Visionary organizations are almost cult-like – new recruits either thrive or leave.
Visionary organizations pursue their core ideologies so single-mindedly that their corporate cultures are almost cult-like.
For example, new employees quickly find themselves socializing primarily with their colleagues, and they are encouraged to be secretive about the inner workings of their companies.
Employees often become completely immersed in the core ideology.
Consider IBM, for example, where future managers in training would rise and sing songs from an IBM songbook:
“March on with I.B.M., Work hand in hand…”
Similarly, the Walt Disney Company expected its employees to live and breathe its core ideology of wholesome family fun.
For example, men with facial hair were not accepted as employees at theme parks, and anyone heard uttering a four-letter word in the presence of Walt Disney himself was fired immediately – no exceptions.
There is not much room in visionary companies for people who do not meet their tough expectations and standards.
New employees often find that either they fit right in and thrive, or they perform poorly, are unhappy and exit the company quickly.

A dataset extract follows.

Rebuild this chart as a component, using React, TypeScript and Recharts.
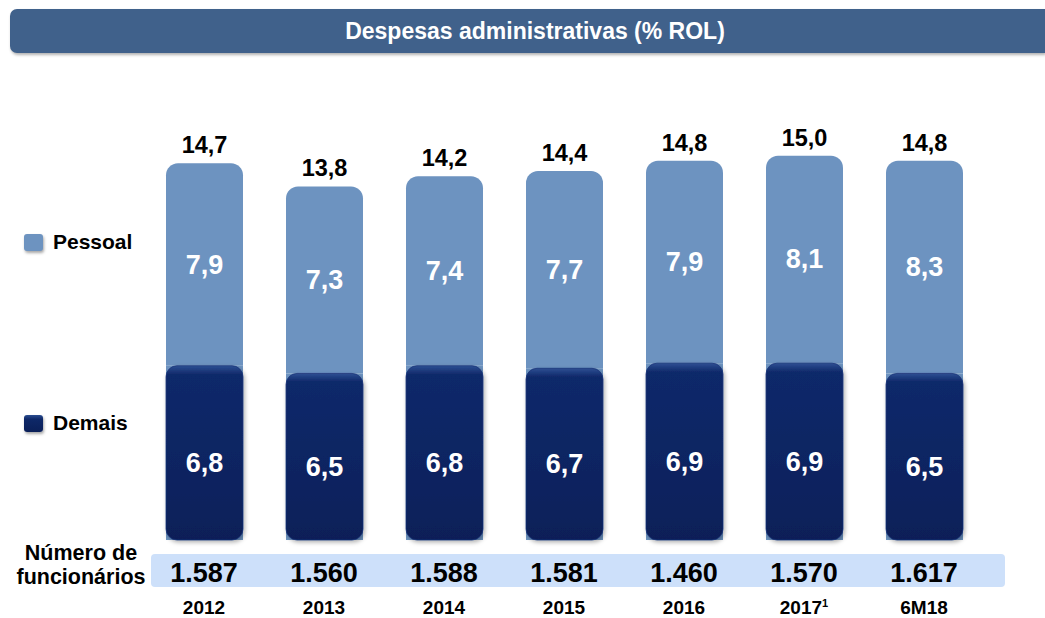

In this regard, there are no compromises at visionary companies.
Conversely, because the employees are confident and can be counted on to adhere to the company's core ideology, they can also be given the leeway to experiment.
This stimulates progress and enables the company to avoid the dangerous group-think endemic in many cults.
Note though that visionary companies are not personality cults, centered around a charismatic CEO or founder but rather around the core ideology of the company.
Though charismatic personalities can also drive passionate work, such “cults” invariably collapse when the person leaves.